In Chapter 1, we propose a pivotal method for high-dimensional linear discriminant analysis (LDA) that enjoys tuning-insensitive property. We term our method PivotAl liNear Discriminant Analysis (PANDA). Our method conducts parameter estimation under a pivotal estimation framework and only needs to solve a single convex optimization problem when both means and variances are unknown for both classes of training data. Theoretically, our method achieves comparable convergence rates as existing methods in terms of both estimation error and misclassification rate.

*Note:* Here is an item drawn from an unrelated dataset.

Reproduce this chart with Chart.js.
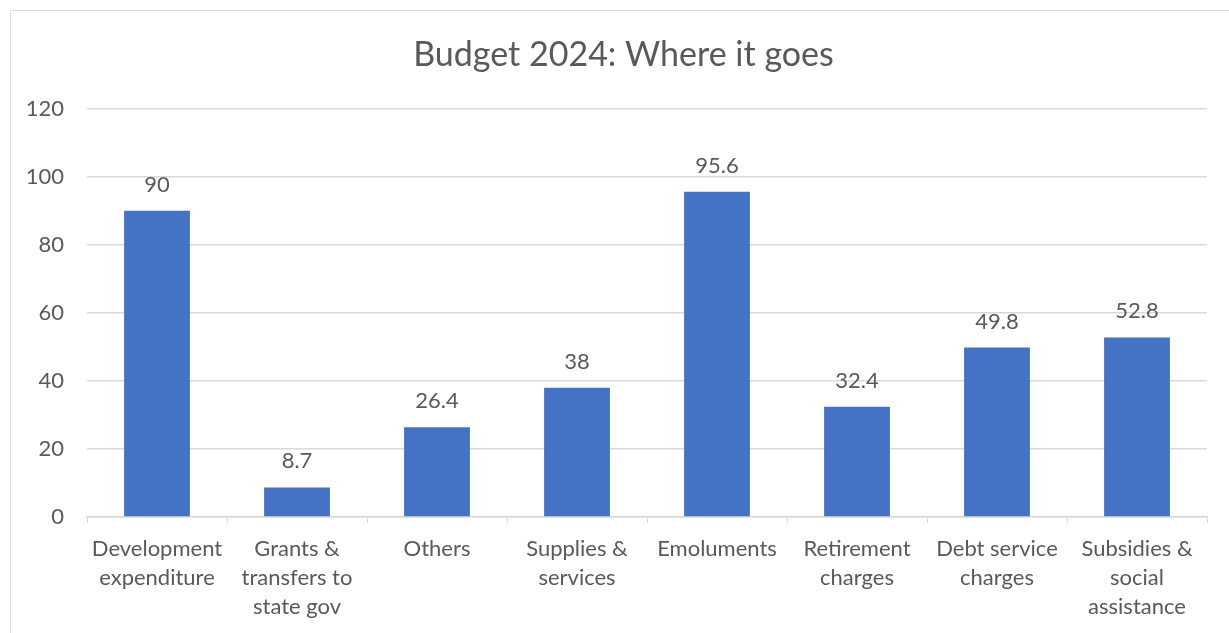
<!DOCTYPE html>
<html>
<head>
<meta charset="utf-8">
<script src="https://cdn.jsdelivr.net/npm/chart.js@4.4.1/dist/chart.umd.min.js"></script>
<style>
  body { margin: 0; background: #fff; overflow: hidden; }
  #frame { position: absolute; left: 10px; top: 10px; width: 1240px; height: 660px; border: 1.5px solid #d9d9d9; }
  #wrap { position: absolute; left: 0; top: 0; width: 1229px; height: 633px; }
</style>
</head>
<body>
<div id="frame"></div>
<div id="wrap"><canvas id="budgetChart" width="1229" height="633"></canvas></div>
<script>
const categories = [
    ['Development', 'expenditure'],
    ['Grants &', 'transfers to', 'state gov'],
    'Others',
    ['Supplies &', 'services'],
    'Emoluments',
    ['Retirement', 'charges'],
    ['Debt service', 'charges'],
    ['Subsidies &', 'social', 'assistance']
];
const amounts = [90, 8.7, 26.4, 38, 95.6, 32.4, 49.8, 52.8];
const yTicks = [0, 20, 40, 60, 80, 100, 120];

const textColor = '#595959';
const gridColor = '#d9d9d9';
const fontFamily = 'Lato, "Open Sans", sans-serif';

// draws the value above each bar
const barValues = {
    id: 'barValues',
    afterLayout(chart) {
        // the original frame is wider than the picture, so its title sits a bit right of centre
        chart.titleBlock.left = 40;
    },
    afterDatasetsDraw(chart) {
        const ctx = chart.ctx;
        const meta = chart.getDatasetMeta(0);
        ctx.save();
        ctx.fillStyle = textColor;
        ctx.font = '22px ' + fontFamily;
        ctx.textAlign = 'center';
        ctx.textBaseline = 'middle';
        meta.data.forEach((bar, i) => {
            ctx.fillText(String(amounts[i]), bar.x, bar.y - 26);
        });
        ctx.restore();
    }
};

const ctx = document.getElementById('budgetChart').getContext('2d');
const budgetChart = new Chart(ctx, {
    type: 'bar',
    data: {
        labels: categories,
        datasets: [{
            label: 'Budget 2024',
            data: amounts,
            backgroundColor: '#4472c4',
            borderWidth: 0,
            barPercentage: 0.94,
            categoryPercentage: 0.5
        }]
    },
    options: {
        responsive: false,
        animation: false,
        layout: { padding: { left: 0, right: 22, top: 0, bottom: 0 } },
        plugins: {
            legend: { display: false },
            tooltip: { enabled: false },
            title: {
                display: true,
                text: 'Budget 2024: Where it goes',
                color: textColor,
                font: { family: fontFamily, size: 34, weight: 'normal' },
                padding: { top: 35, bottom: 33 }
            }
        },
        scales: {
            x: {
                grid: {
                    display: true,
                    drawOnChartArea: false,
                    drawTicks: true,
                    tickLength: 6,
                    color: gridColor,
                    offset: true
                },
                border: { display: true, color: gridColor, width: 1.5 },
                ticks: {
                    color: textColor,
                    font: { family: fontFamily, size: 22, lineHeight: 1.32 },
                    padding: 11,
                    maxRotation: 0,
                    autoSkip: false
                },
                afterFit(scale) { scale.height = 116; }
            },
            y: {
                min: 0,
                max: 120,
                afterBuildTicks(scale) { scale.ticks = yTicks.map(v => ({ value: v })); },
                grid: { color: gridColor, lineWidth: 1.5, drawTicks: false },
                border: { display: false },
                ticks: {
                    color: textColor,
                    font: { family: fontFamily, size: 22 },
                    padding: 23
                },
                afterFit(scale) { scale.width = 87; }
            }
        }
    },
    plugins: [barValues]
});
</script>
</body>
</html>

In Chapter 2, we propose a computationally efficient robust algorithm for LDA under data contamination, where a fraction of sample data might be corrupted by some adversary. Our main ideas are as follows. We first identify the outliers in each class and robustly estimate the mean, and then apply our developed PANDA method for uncontaminated data to estimate the discriminant direction in LDA with data contamination. Theoretical properties of the proposed algorithm are established in terms of both the error in estimating the optimal projection vector and the misclassification rate.
In Chapter 3, we develop an efficient algorithm for sequential assignment with unknown utility, with the objective of nearly maximizing the overall utility for each time. Our proposed algorithm is to use stochastic binary bandit feedback to adaptively estimate the unknown utilities through the logistic regression, and then to combine the Upper Confidence Bound (UCB) algorithm in the multi-armed bandit problem with the Hungarian algorithm in the assignment problem. We derive the theoretical bounds of our algorithm for both the estimation error and the total regret, and numerical studies are also conducted to illustrate the usefulness of our algorithm.
We conclude the dissertation in Chapter 4, where we summarize our contributions, and also highlight several potential research topics for future investigation.